Ideas From Sarah Tavel

8 Jul, 2020 | People Notes, Product

On Marketplaces

When you create a way to jump the liquidity in a marketplace, you can overtake the incumbent. AirBnb did this against Homeaway, by making people’s own homes inventory. Similarly, Doordash does this against GrubHub; by allowing restaurants to do delivery they can also take the other restaurants (Sarah Tavel on ILTB).

On Product

How to build a > $1bn dollar company? It comes down to understanding how to maximise engagement. Level 1 - grow engaged users completing a core action (Facebook = friending, Pinterest = pinning). Often the core action is most correlated with retention. Ask yourself, what features do you need to be to encourage the core action? Level 2 - Retaining engaged users. This comes down to creating accruing benefits and mounting losses within the product. Take Evernote, the more notes you make (core action) the more value you get (all your notes) and the harder it is to leave (my notes!). Level 3 - Self-perpetuating virtuous loops. Does your users engagement fuel your company forward? A network effect is one example (more pins > richer graph > better discovery). But there are also growth loops (discover pin > send pin > acquire user) and re-engagement loops (re-pin > notify user > re-engage user).
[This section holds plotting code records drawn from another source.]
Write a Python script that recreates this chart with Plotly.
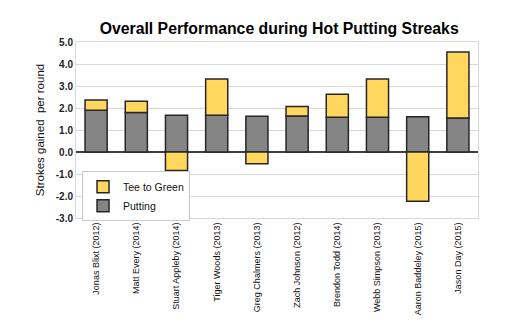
import plotly.graph_objects as go

players = ["Jonas Blixt (2012)", "Matt Every (2014)", "Stuart Appleby (2014)", "Tiger Woods (2013)",
           "Greg Chalmers (2013)", "Zach Johnson (2012)", "Brendon Todd (2014)", "Webb Simpson (2013)",
           "Aaron Baddeley (2015)", "Jason Day (2015)"]
putting = [1.90, 1.80, 1.67, 1.67, 1.63, 1.64, 1.58, 1.58, 1.60, 1.55]
tee_to_green = [0.46, 0.51, -0.84, 1.65, -0.53, 0.43, 1.05, 1.74, -2.24, 3.00]
y_ticks = [5, 4, 3, 2, 1, 0, -1, -2, -3]

fig = go.Figure()
fig.add_trace(go.Bar(x=players, y=putting, name="Putting",
                     marker=dict(color="#858585", line=dict(color="#262626", width=1.5))))
fig.add_trace(go.Bar(x=players, y=tee_to_green, name="Tee to Green",
                     marker=dict(color="#FFD75E", line=dict(color="#262626", width=1.5))))

fig.update_layout(
    width=517, height=330,
    barmode="relative", bargap=0.45,
    paper_bgcolor="white", plot_bgcolor="white",
    margin=dict(l=76, r=39, t=42, b=112),
    font=dict(family="Liberation Sans, Arial, sans-serif", color="#111"),
    title=dict(text="<b>Overall Performance during Hot Putting Streaks</b>",
               x=0.54, xanchor="center", y=0.915, yanchor="middle",
               font=dict(size=15.8, color="#000")),
    legend=dict(x=0.015, y=0.265, xanchor="left", yanchor="top",
                bgcolor="white", bordercolor="#c8c8c8", borderwidth=1,
                font=dict(size=10.5), traceorder="reversed",
                itemwidth=30, tracegroupgap=0),
    showlegend=True,
)
fig.update_xaxes(tickangle=-90, tickfont=dict(size=9), showline=True, linecolor="#d9d9d9",
                 mirror=True, showgrid=False, ticks="", zeroline=False)
fig.update_yaxes(range=[-3, 5], tickvals=y_ticks, ticktext=[f"<b>{v:.1f}</b>" for v in y_ticks],
                 tickfont=dict(size=10, family="Liberation Sans, Arial", color="#222"),
                 showgrid=True, gridcolor="#d9d9d9", gridwidth=1.2,
                 zeroline=True, zerolinecolor="#404040", zerolinewidth=1.5,
                 showline=True, linecolor="#d9d9d9", mirror=True,
                 title=dict(text="Strokes gained  per round", font=dict(size=11.5), standoff=8))

fig.write_html("out.html")
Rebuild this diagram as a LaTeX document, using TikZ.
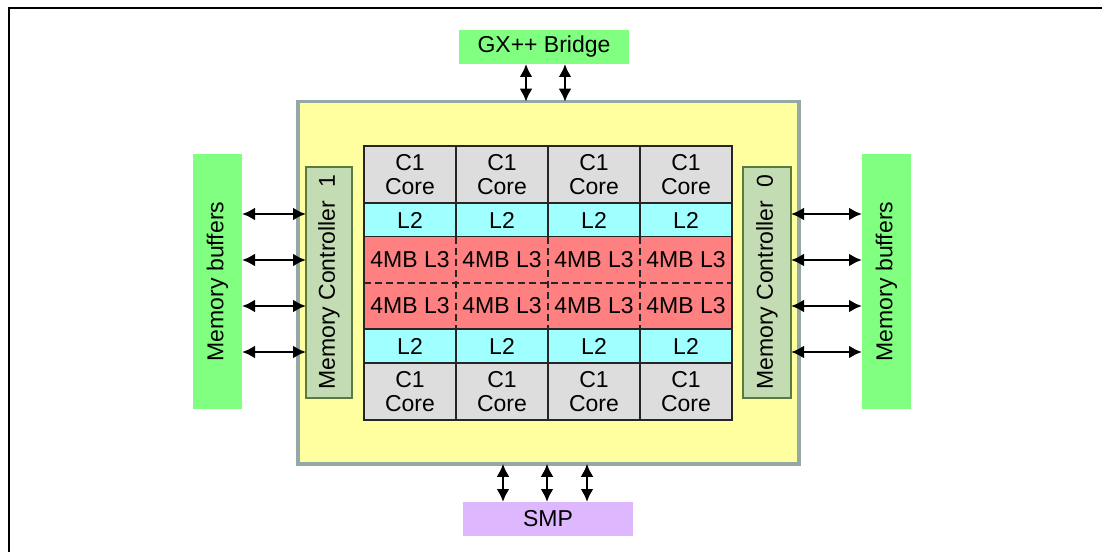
\documentclass[tikz,border=0pt]{standalone}
\usepackage{fontspec}
\setmainfont{Liberation Sans}
\usetikzlibrary{arrows.meta}
\definecolor{bufgreen}{HTML}{80FF80}
\definecolor{chipyellow}{HTML}{FFFFA0}
\definecolor{chipborder}{HTML}{94A8A8}
\definecolor{coregray}{HTML}{DDDDDD}
\definecolor{ltwocyan}{HTML}{A0FFFF}
\definecolor{lthreered}{HTML}{FF8080}
\definecolor{mcfill}{HTML}{C4DCB4}
\definecolor{mcborder}{HTML}{5A7A40}
\definecolor{smppurple}{HTML}{DDB8FF}
\begin{document}
\begin{tikzpicture}[x=1pt,y=1pt,
  txt/.style={inner sep=0pt, outer sep=0pt, align=center, font=\fontsize{23}{24}\selectfont},
  cellbox/.style={txt, draw=black!85, line width=1.8pt, minimum width=92pt},
  corebox/.style={cellbox, fill=coregray, minimum height=57pt},
  ltwobox/.style={cellbox, fill=ltwocyan, minimum height=34pt},
  lthreebox/.style={txt, fill=lthreered, minimum width=92pt, minimum height=46pt},
  bufbox/.style={txt, fill=bufgreen, rotate=90, minimum width=255pt, minimum height=49pt},
  mcbox/.style={txt, fill=mcfill, draw=mcborder, line width=2.5pt, rotate=90, minimum width=231pt},
  tipshape/.tip={Latex[length=13pt,width=13pt]},
  dar/.style={tipshape-tipshape, line width=2.6pt, black},
  dsh/.style={line width=2.4pt, dash pattern=on 7pt off 4pt, black!85}
]
\useasboundingbox (0,0) rectangle (1102,552);
\draw[line width=1.8pt] (9,0) -- (9,544) -- (1102,544);

% chip
\node[txt, fill=chipyellow, draw=chipborder, line width=3.5pt, minimum width=501pt, minimum height=362pt] (chip) at (548.5,269.25) {};

% top and bottom boxes
\node[txt, fill=bufgreen, minimum width=170pt, minimum height=34pt] (gx) at (544,505) {GX++ Bridge};
\node[txt, fill=smppurple, minimum width=170pt, minimum height=34pt] (smp) at (548,33) {SMP};

% grid
\foreach \i in {1,...,4} {
  \node[corebox] (ct\i) at ({318+92*\i},377.5) {C1\\Core};
  \node[ltwobox] (lt\i) at ({318+92*\i},332) {L2};
  \node[lthreebox] (la\i) at ({318+92*\i},292) {4MB L3};
  \node[lthreebox] (lb\i) at ({318+92*\i},246) {4MB L3};
  \node[ltwobox] (lu\i) at ({318+92*\i},206) {L2};
  \node[corebox] (cb\i) at ({318+92*\i},160.5) {C1\\Core};
}
\foreach \i in {1,2,3} {
  \draw[dsh] (la\i.north east) -- (lb\i.south east);
}
\draw[dsh] (la1.south west) -- (la4.south east);
\draw[line width=2pt, black!85] (ct1.north west) rectangle (cb4.south east);

% memory controllers and buffers
\node[mcbox, minimum height=46pt] (mc1) at (329,269.5) {Memory Controller\ \ 1};
\node[mcbox, minimum height=48pt] (mc0) at (767,269.5) {Memory Controller\ \ 0};
\node[bufbox] (mbL) at (217.5,270.5) {Memory buffers};
\node[bufbox] (mbR) at (886.5,270.5) {Memory buffers};

% side connectors
\foreach \yy in {338,292,246,200} {
  \coordinate (r) at (0,\yy);
  \draw[dar] (mbL.south |- r) -- (mc1.north |- r);
  \draw[dar] (mc0.south |- r) -- (mbR.north |- r);
}

% top connectors
\coordinate (g1) at (526,0);
\coordinate (g2) at (565,0);
\draw[dar] (gx.south -| g1) -- (chip.north -| g1);
\draw[dar] (gx.south -| g2) -- (chip.north -| g2);

% bottom connectors
\coordinate (s1) at (503,0);
\coordinate (s2) at (547,0);
\coordinate (s3) at (587,0);
\draw[dar] (chip.south -| s1) -- (smp.north -| s1);
\draw[dar] (chip.south -| s2) -- (smp.north -| s2);
\draw[dar] (chip.south -| s3) -- (smp.north -| s3);
\end{tikzpicture}
\end{document}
You should maximise these naturally occurring loops. Level 3 is hardest. Evernote succeeds on 1 and 2 but fails on 3. Tinder has some loops, but also has some off ramps (a successful date means you’re off the platform). The most important thing to measure is cohorts - for a group of users, the number of them completing an action (both absolute and percentage). Cohorts show size, engagement and retention (Hierarchy of Engagement).